Tertullian, “On the Flesh of Christ,” in Latin Christianity: Its Founder, Tertullian, ed. Alexander Roberts, James Donaldson, and A. Cleveland Coxe, trans. Peter Holmes, vol. 3, The Ante-Nicene Fathers (Buffalo, NY: Christian Literature Company, 1885), 525.

What Tertullian was getting at was the fact that only the foolish and impenitent heart refuses to believe the in resurrected Christ and for this reason, since it is absurd, or since it is foolishness to the unrepentant heart, the repentant believes it. Tertullian is pointing us to 1 Corinthians 1-2. The logos tou staurou, the word of the cross is foolishness, moronic, absurd to those who are perishing!

It is here in 1 Corinthians 1-2 that Paul says repeatedly that the gospel of Jesus Christ, Christianity, is not a plausible belief system or worldview where non-Christians are concerned. Men do not come to know God by way of natural reasoning, empirical evidence, or objective historical investigation.

The Insurmountable Epistemic Obstacle

The non-Christian comes to the question of Christ with his own worldview, his presuppositions, his criterion by which he will evaluate all claims and interpret all facts. Every claim that is made will be subjected to his own criterion. The problem with modern apologetics is that it is the attempt to compel a man, by rational means, to assent to the truth of Christianity. But the man has his basic beliefs. And those beliefs are, top to bottom, in opposition to Christ. And if that is true, Christian apologetics is wide of the mark in its efforts to convince men that Christianity is reasonable or that it is a belief system that ought to be viewed by the Academy as intellectually respectable. Paul could not have been clearer in 1 Corinthians 1-2 that the human intellect will hold Christianity in the highest contempt. To the unregenerate mind, Christianity is a intellectually bankrupt.
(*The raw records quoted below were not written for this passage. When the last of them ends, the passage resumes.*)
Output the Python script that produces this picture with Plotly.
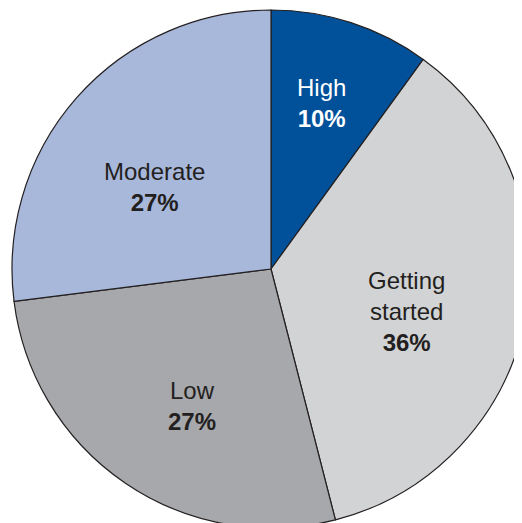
import math
import plotly.graph_objects as go

labels = ["High", "Getting started", "Low", "Moderate"]
display_labels = ["High", "Getting<br>started", "Low", "Moderate"]
values = [10, 36, 27, 27]
colors = ["#00509A", "#D2D3D5", "#A7A8AB", "#A8B8DB"]
text_colors = ["#FFFFFF", "#231F20", "#231F20", "#231F20"]

# label placement (fraction of radius, angular nudge in degrees)
label_radius = [0.67, 0.55, 0.61, 0.55]
label_nudge = [-1.2, 6.7, -4.1, -6.1]

fig = go.Figure(
    go.Pie(
        labels=labels,
        values=values,
        textinfo="none",
        sort=False,
        direction="clockwise",
        rotation=0,
        marker=dict(colors=colors, line=dict(color="#231F20", width=1.2)),
        showlegend=False,
        hoverinfo="label+percent",
    )
)

W_PLOT = 518
R = W_PLOT / 2
total = sum(values)
cum = 0
for lab, v, tc, rf, nd in zip(display_labels, values, text_colors, label_radius, label_nudge):
    mid = (cum + v / 2) / total * 360 + nd
    cum += v
    dx = rf * R * math.sin(math.radians(mid))
    dy = rf * R * math.cos(math.radians(mid))
    fig.add_annotation(
        x=0.5 + dx / W_PLOT,
        y=0.5 + dy / W_PLOT,
        xref="paper",
        yref="paper",
        text=f"{lab}<br><b>{v}%</b>",
        showarrow=False,
        xanchor="center",
        yanchor="middle",
        align="center",
        font=dict(family="Liberation Sans, Arial, sans-serif", size=24, color=tc),
    )

fig.update_layout(
    width=522,
    height=520,
    margin=dict(l=4, r=0, t=2, b=0),
    paper_bgcolor="white",
    plot_bgcolor="white",
)

fig.write_html("out.html")
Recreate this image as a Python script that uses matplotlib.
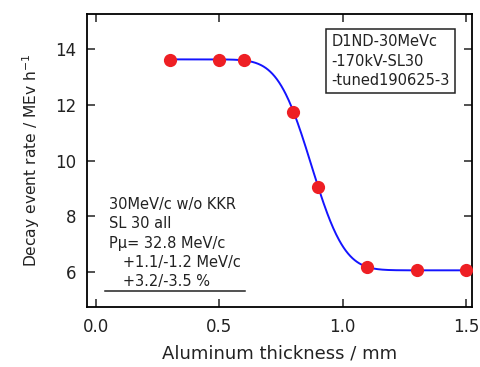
#!/usr/bin/env python3
# -*- coding: utf-8 -*-
"""Decay event rate vs aluminum thickness, with an erfc fit."""

from math import erfc

import matplotlib

matplotlib.use("Agg")
import matplotlib.pyplot as plt
import numpy as np

plt.rcParams.update(
    {
        "font.family": ["DejaVu Sans"],
        "mathtext.fontset": "dejavusans",
        "axes.linewidth": 1.3,
        "xtick.direction": "in",
        "ytick.direction": "in",
    }
)

# measured points
thickness = [0.3, 0.5, 0.6, 0.8, 0.9, 1.1, 1.3, 1.5]
rate = [13.62, 13.62, 13.62, 11.75, 9.05, 6.19, 6.07, 6.07]

x_ticks = [0.0, 0.5, 1.0, 1.5]
y_ticks = [6, 8, 10, 12, 14]

run_label = "D1ND-30MeVc\n-170kV-SL30\n-tuned190625-3"
fit_label = (
    "30MeV/c w/o KKR\nSL 30 all\nP\u03bc= 32.8 MeV/c\n"
    "   +1.1/-1.2 MeV/c\n   +3.2/-3.5 %"
)

RED = "#ee1f24"
BLUE = "#1414ff"
INK = "#222222"


def erfc_model(x, x0, sigma):
    return np.array([0.5 * erfc((xi - x0) / (sigma * np.sqrt(2))) for xi in x])


def fit_erfc(x, y):
    # base + amp * erfc-step; grid over centre/width, linear solve for the rest
    x = np.asarray(x, float)
    y = np.asarray(y, float)
    best = None
    for x0 in np.linspace(0.7, 1.0, 121):
        for sig in np.linspace(0.04, 0.25, 106):
            A = np.column_stack([np.ones_like(x), erfc_model(x, x0, sig)])
            coef, *_ = np.linalg.lstsq(A, y, rcond=None)
            err = np.sum((A @ coef - y) ** 2)
            if best is None or err < best[0]:
                best = (err, x0, sig, coef)
    return best[1:]


def main() -> None:
    x0, sig, coef = fit_erfc(thickness, rate)
    xf = np.linspace(min(thickness), max(thickness), 400)
    yf = coef[0] + coef[1] * erfc_model(xf, x0, sig)

    fig = plt.figure(figsize=(4.81, 3.67), dpi=100, facecolor="white")
    ax = fig.add_axes([0.181, 0.1635, 0.8, 0.798])

    ax.plot(xf, yf, color=BLUE, lw=1.4, zorder=2)
    ax.plot(thickness, rate, "o", color=RED, ms=9.5, mew=0, zorder=3)

    ax.set_xlim(-0.037, 1.524)
    ax.set_ylim(4.75, 15.25)
    ax.set_xticks(x_ticks)
    ax.set_xticklabels([f"{t:.1f}" for t in x_ticks])
    ax.set_yticks(y_ticks)
    ax.tick_params(
        axis="both", which="both", top=True, right=True,
        length=6, width=1.1, labelsize=12, pad=8, colors=INK,
    )
    ax.set_xlabel("Aluminum thickness / mm", fontsize=13, labelpad=6, color=INK)
    ax.set_ylabel("Decay event rate / MEv h$^{-1}$", fontsize=11.2,
                  labelpad=9, color=INK)

    ax.text(
        0.635, 0.932, run_label, transform=ax.transAxes, ha="left", va="top",
        fontsize=10.5, linespacing=1.38, color=INK,
        bbox={"facecolor": "white", "edgecolor": INK, "linewidth": 1.1,
              "boxstyle": "square,pad=0.35"},
    )
    ax.text(
        0.058, 0.375, fit_label, transform=ax.transAxes, ha="left", va="top",
        fontsize=10.5, linespacing=1.36, color=INK,
    )
    ax.plot([0.047, 0.41], [0.055, 0.055], transform=ax.transAxes,
            color=INK, lw=1.1)

    fig.savefig("out.png", dpi=100, facecolor="white")
    plt.close(fig)


if __name__ == "__main__":
    main()
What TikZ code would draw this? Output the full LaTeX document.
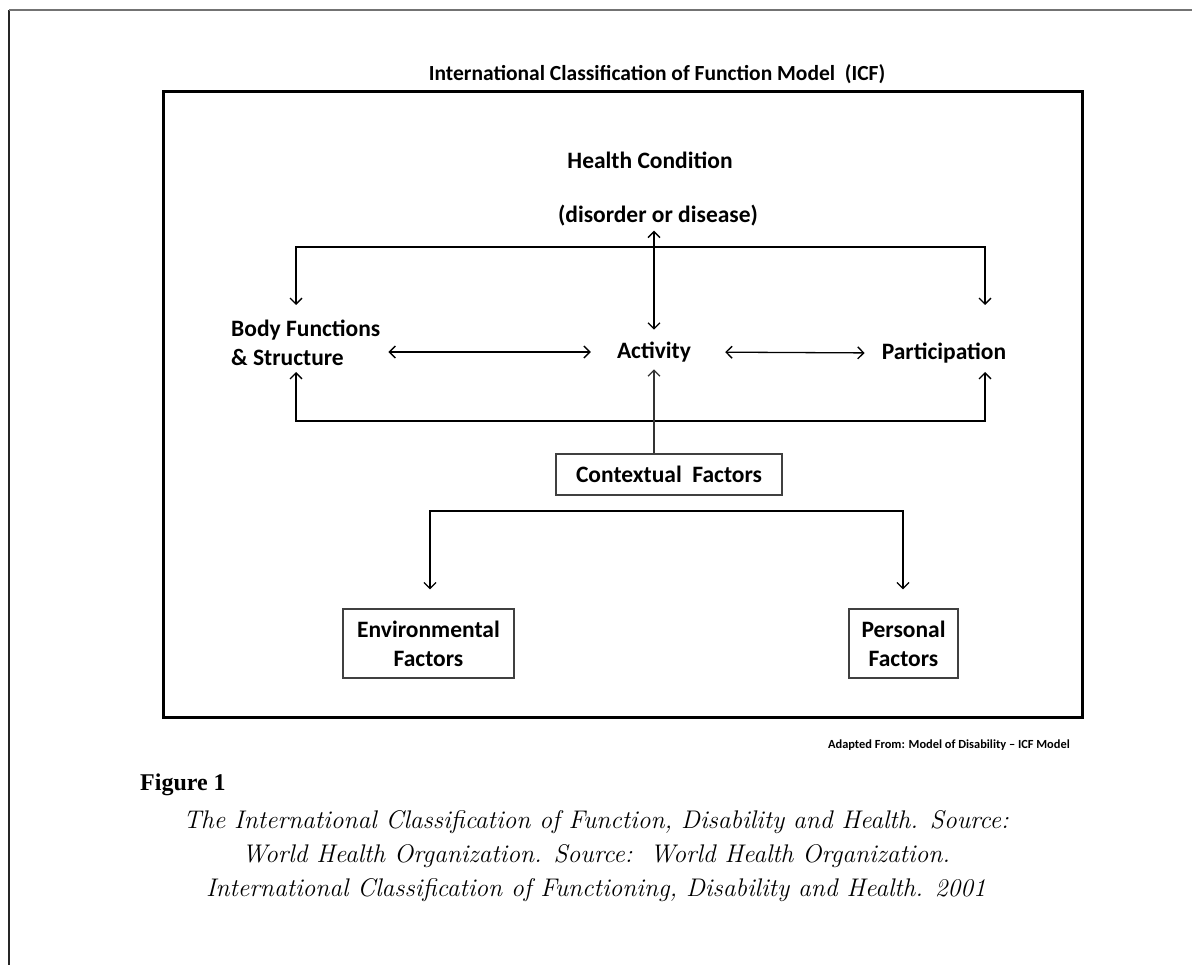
\documentclass[tikz,border=0pt]{standalone}
\usepackage{fontspec}
\newfontfamily\calib{Carlito}
\newfontfamily\figserif{Liberation Serif}
\usetikzlibrary{arrows.meta}
\begin{document}
\begin{tikzpicture}[x=1pt,y=-1pt,
  lbl/.style={font=\calib\bfseries\fontsize{23.5}{29}\selectfont, inner sep=0pt},
  fbox/.style={lbl, draw=black!75, line width=1.2pt, align=center},
  arr/.style={-{Straight Barb[length=6pt,width=12pt]}, line width=1.3pt},
  darr/.style={{Straight Barb[length=6pt,width=12pt]}-{Straight Barb[length=6pt,width=12pt]}, line width=1.3pt}]
\useasboundingbox (0,0) rectangle (1192,965);
% outer frame
\coordinate (f0) at (9,965);
\coordinate (f1) at (9,10);
\coordinate (f2) at (1192,10);
\draw[black!85, line width=1.3pt] (f0) -- (f1);
\draw[black!55, line width=1.8pt] (f1) -- (f2);
% inner frame
\coordinate (i0) at (163,92);
\coordinate (i1) at (1082,717);
\draw[line width=3pt] (i0) rectangle (i1);
% title
\node[lbl, font=\calib\bfseries\fontsize{21.5}{24}\selectfont] (title) at (657,74) {International Classification of Function Model\ \ (ICF)};
% nodes
\node[lbl] (hc) at (650,160) {Health Condition};
\node[lbl] (dis) at (658,216) {(disorder or disease)};
\node[lbl, align=left, anchor=west] (body) at (231,343) {Body Functions\\\& Structure};
\node[lbl] (act) at (654,352) {Activity};
\node[lbl] (part) at (944,353) {Participation};
\node[fbox, minimum width=226pt, minimum height=41pt] (ctx) at (669,474.5) {Contextual\ \ Factors};
\node[fbox, minimum width=171pt, minimum height=69pt] (env) at (428.5,643.5) {Environmental\\Factors};
\node[fbox, minimum width=109pt, minimum height=69pt] (pers) at (903.5,643.5) {Personal\\Factors};
% loop coordinates
\coordinate (tl) at (296,247);
\coordinate (tr) at (985,247);
\coordinate (bl) at (296,421);
\coordinate (br) at (985,421);
\coordinate (bodyin) at (296,305);
\coordinate (partin) at (985,305);
\coordinate (bodyout) at (296,372);
\coordinate (partout) at (985,372);
\coordinate (cl) at (430,511);
\coordinate (cr) at (903,511);
% connectors
\draw[arr] (tr) -- (tl) -- (bodyin);
\draw[arr] (tl) -- (tr) -- (partin);
\draw[arr] (br) -- (bl) -- (bodyout);
\draw[arr] (bl) -- (br) -- (partout);
\draw[darr, shorten <=4pt, shorten >=12pt] (dis.south -| act) -- (act.north);
\draw[darr, shorten <=8pt, shorten >=26pt] (body.east |- act) -- (act.west);
\draw[darr, shorten <=34pt, shorten >=17pt] (act.east) -- (part.west);
\draw[arr, black!80, shorten >=7pt] (ctx.north -| act) -- (act.south);
\draw[arr, shorten >=19pt] (cr) -- (cl) -- (env.north -| cl);
\draw[arr, shorten >=19pt] (cl) -- (cr) -- (pers.north -| cr);
% texts
\node[lbl, font=\calib\bfseries\fontsize{12.4}{14}\selectfont, anchor=east] (adapt) at (1070,745) {Adapted From: Model of Disability – ICF Model};
\node[inner sep=0pt, anchor=west, font=\figserif\bfseries\fontsize{24}{28}\selectfont] (fig) at (140,785) {Figure 1};
\node[inner sep=0pt, align=center, font=\itshape\fontsize{25.5}{34}\selectfont] (cap) at (596,856) {The International Classification of Function, Disability and Health. Source:\\World Health Organization. Source:\ \ World Health Organization.\\International Classification of Functioning, Disability and Health. 2001};
\end{tikzpicture}
\end{document}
Therefore, apologetics must take a different approach if it is to be successful.

The Fideistic Alternative

The objections to Christianity do not arise out of intellectual doubt. They do not emerge from a lack of evidence or good arguments, historical or otherwise. The objections to Christianity are ethical in nature, they are moral, not rational.
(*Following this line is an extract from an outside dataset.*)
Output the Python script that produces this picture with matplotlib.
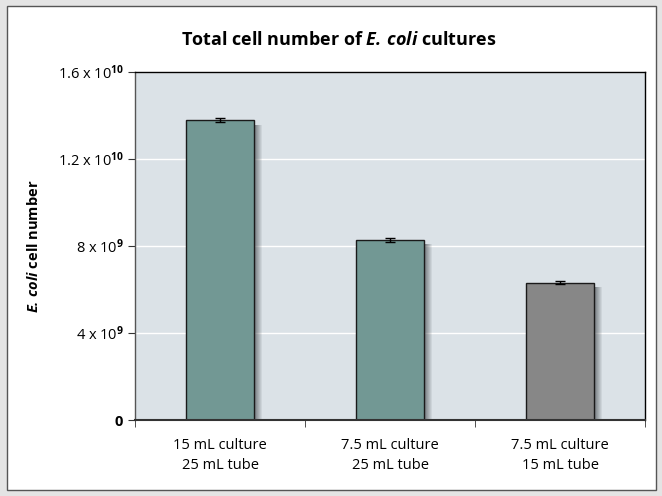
import matplotlib
matplotlib.use("Agg")
import matplotlib.pyplot as plt
from matplotlib.patches import Rectangle
import numpy as np

categories = ["15 mL culture\n25 mL tube", "7.5 mL culture\n25 mL tube", "7.5 mL culture\n15 mL tube"]
values = [1.378e10, 8.28e9, 6.31e9]
errors = [1.0e8, 8.0e7, 8.0e7]
bar_colors = ["#729894", "#729894", "#878787"]
ytick_vals = [0, 4e9, 8e9, 1.2e10, 1.6e10]
ytick_labels = [r"$\mathbf{0}$", r"4 x 10$^{\mathbf{9}}$", r"8 x 10$^{\mathbf{9}}$",
                r"1.2 x 10$^{\mathbf{10}}$", r"1.6 x 10$^{\mathbf{10}}$"]

plt.rcParams["font.family"] = ["Open Sans", "DejaVu Sans"]
plt.rcParams["mathtext.fontset"] = "custom"
plt.rcParams["mathtext.rm"] = "Open Sans"
plt.rcParams["mathtext.it"] = "Open Sans:italic"
plt.rcParams["mathtext.bf"] = "Open Sans:bold"
plt.rcParams["mathtext.bfit"] = "Open Sans:italic:bold"

fig = plt.figure(figsize=(6.62, 4.96), dpi=100)
fig.patch.set_facecolor("#e4e4e4")
frame = Rectangle((7 / 662, 1 - 490 / 496), 649 / 662, 484 / 496,
                  transform=fig.transFigure, facecolor="white",
                  edgecolor="#555555", linewidth=1.0, zorder=-10)
fig.add_artist(frame)

ax = fig.add_axes([135 / 662, 1 - 420 / 496, 510 / 662, 348 / 496])
ax.set_zorder(1)
ax.set_facecolor("#dbe2e7")

x = np.arange(len(categories))
width = 0.40
# shadows (gradient strips to the right of each bar)
px = 3.0 / 510
n = 8
for xi, v in zip(x, values):
    for k in range(n):
        x0 = xi + width / 2 + k * px
        ax.add_patch(Rectangle((x0, 0), px * 1.02, v - 0.02e10, facecolor="#50565a",
                               alpha=0.75 * (1 - k / n), edgecolor="none", zorder=1))
ax.bar(x, values, width=width, color=bar_colors, edgecolor="#1a1a1a", linewidth=1.0, zorder=2)
ax.errorbar(x, values, yerr=errors, fmt="none", ecolor="black", elinewidth=1.0,
            capsize=3.5, capthick=1.0, zorder=3)

ax.set_xlim(-0.5, 2.5)
ax.set_ylim(0, 1.6e10)
ax.set_yticks(ytick_vals)
ax.set_yticklabels(ytick_labels, fontsize=10.5)
ax.set_xticks(x)
ax.set_xticklabels(categories, fontsize=10.5, linespacing=1.45)
ax.tick_params(axis="x", length=0, pad=13)
ax.set_xticks([-0.5, 0.5, 1.5, 2.5], minor=True)
ax.tick_params(axis="x", which="minor", length=5, color="#333333", direction="out")
ax.tick_params(axis="y", length=5, color="#333333", direction="out", pad=3)

ax.yaxis.grid(True, color="white", linewidth=1.0, zorder=0)
ax.set_axisbelow(True)

ax.spines["left"].set_color("#555555")
ax.spines["bottom"].set_color("#333333")
ax.spines["bottom"].set_linewidth(1.5)
ax.spines["top"].set_color("black")
ax.spines["right"].set_color("black")
for name in ["left", "top", "right"]:
    ax.spines[name].set_linewidth(1.0)

ax.set_ylabel(r"$\mathbfit{E.\,coli}$ cell number", fontsize=10.5, fontweight="bold", labelpad=12)
fig.text(339 / 662, 1 - 40 / 496, r"Total cell number of $\mathbfit{E.\,coli}$ cultures",
         ha="center", va="center", fontsize=13, fontweight="bold")

fig.savefig("out.png", dpi=100, facecolor=fig.get_facecolor())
While acknowledging that all people are inescapably related to God and endowed with an innate sense of his infinite power and moral order, they were nonetheless insistent that because sin so utterly defaces the imago Dei we are rendered incapable of laying hold of God’s redeeming revelation in Jesus Christ apart from a special illumination of the Holy Spirit. Reason needs not to be cultivated but converted; then faithful reasoning can throw light upon the mysteries of the faith but can never exhaust them.
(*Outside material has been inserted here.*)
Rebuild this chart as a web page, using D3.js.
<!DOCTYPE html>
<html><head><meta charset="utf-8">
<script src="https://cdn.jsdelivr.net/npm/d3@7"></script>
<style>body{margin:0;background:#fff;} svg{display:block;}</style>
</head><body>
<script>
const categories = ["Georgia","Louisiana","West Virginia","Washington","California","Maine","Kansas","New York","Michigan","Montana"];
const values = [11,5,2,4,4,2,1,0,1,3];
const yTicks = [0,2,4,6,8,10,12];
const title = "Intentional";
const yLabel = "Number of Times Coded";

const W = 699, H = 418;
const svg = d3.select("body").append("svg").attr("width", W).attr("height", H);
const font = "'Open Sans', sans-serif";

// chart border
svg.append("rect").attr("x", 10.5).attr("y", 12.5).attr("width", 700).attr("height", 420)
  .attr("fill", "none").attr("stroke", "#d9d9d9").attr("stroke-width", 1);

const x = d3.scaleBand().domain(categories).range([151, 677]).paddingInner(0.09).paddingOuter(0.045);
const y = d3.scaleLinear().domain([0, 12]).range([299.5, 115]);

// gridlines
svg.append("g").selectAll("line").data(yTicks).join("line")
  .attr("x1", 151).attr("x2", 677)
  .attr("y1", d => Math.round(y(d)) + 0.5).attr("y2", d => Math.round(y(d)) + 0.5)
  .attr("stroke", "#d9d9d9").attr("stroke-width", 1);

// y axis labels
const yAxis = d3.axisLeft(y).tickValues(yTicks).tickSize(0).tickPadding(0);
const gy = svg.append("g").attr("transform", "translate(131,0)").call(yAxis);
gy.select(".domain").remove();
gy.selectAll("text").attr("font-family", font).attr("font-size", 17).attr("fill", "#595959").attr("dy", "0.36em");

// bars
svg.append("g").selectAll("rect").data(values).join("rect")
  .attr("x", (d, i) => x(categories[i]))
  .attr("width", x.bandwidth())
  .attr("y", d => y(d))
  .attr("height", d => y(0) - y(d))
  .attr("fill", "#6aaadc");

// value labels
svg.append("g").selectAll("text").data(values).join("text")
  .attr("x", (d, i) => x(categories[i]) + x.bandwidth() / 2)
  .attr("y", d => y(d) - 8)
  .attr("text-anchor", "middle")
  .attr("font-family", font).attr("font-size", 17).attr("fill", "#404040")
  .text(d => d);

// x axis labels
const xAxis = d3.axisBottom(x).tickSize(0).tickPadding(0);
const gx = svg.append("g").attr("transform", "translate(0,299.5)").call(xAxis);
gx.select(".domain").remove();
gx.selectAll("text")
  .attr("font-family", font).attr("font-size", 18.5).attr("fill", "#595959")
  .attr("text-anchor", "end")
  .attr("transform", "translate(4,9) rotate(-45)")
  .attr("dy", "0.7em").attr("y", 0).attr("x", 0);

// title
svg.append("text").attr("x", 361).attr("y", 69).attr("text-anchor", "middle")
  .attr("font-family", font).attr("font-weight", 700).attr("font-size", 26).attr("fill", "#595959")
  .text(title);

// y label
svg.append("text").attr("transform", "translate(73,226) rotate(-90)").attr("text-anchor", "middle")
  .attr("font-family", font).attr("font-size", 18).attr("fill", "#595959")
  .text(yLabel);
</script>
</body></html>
Donald G. Bloesch, A Theology of Word & Spirit: Authority & Method in Theology (Downers Grove, IL: InterVarsity Press, 2005), 36.

Knowledge of Christianity is impossible apart from knowing a person. And the person that men must know in order to truly know or understand Christian theism is the Christ of Christianity. Moreover, to know Christ is not merely to know things about Christ, like that he rose from the dead. One can believe that Christ rose from the dead without knowing Christ. That is merely a fact about Christ. But to know the significance of that event, what it means, what it accomplished, one must know Christ. Such knowledge, such intimacy only comes by way of the work of God on the human heart. We know, not through human reason, but through faith. This faith is the gift of God implanted in a newly regenerated heart. Men come to know God because God writes his law upon their heart. (Jer. 31)

Fideistic apologetics then begins with the experience of faith as self-attesting, arguing that unless men are regenerated, they cannot know that Christianity is true. The unregenerate mind is unwilling and unable to give Christian belief a fair assessment due to the noetic effects of sin. For this reason, deductive, inductive, and even transcendental arguments will not convince the non-Christian that Christianity is true.

Weaknesses of Fideistic Apologetics (See Boa - Faith Has Its Reasons)

Fideism routinely pits personal knowledge over against proposition knowledge and this is not necessary. Fideism overstates its criticism of human reason and knowledge. There is truth in the view that men cannot properly reason about the truths of Christianity. But one must ensure balance in how this view is positioned. Finally, Fideism often takes an unnecessarily critical view of the Bible, setting up a false dichotomy between revelation in illumination and the Bible as a witness to divine revelation. The truth is that the Bible is our inspired interpretation of God’s revelation. As such, both the acts in the Bible and the writing of the Bible are necessarily inspired.

Fideism is right to criticize modern views of apologetics because of their unbiblical view of the intellect of fallen men. Moreover, apologetics ought to be subsumed under theology rather than standing on its own or subsumed under philosophy. Apologetic method is the outworking of theological commitments. There are many theological truths to be commended in Fideistic Apologetics despite some of its shortcomings.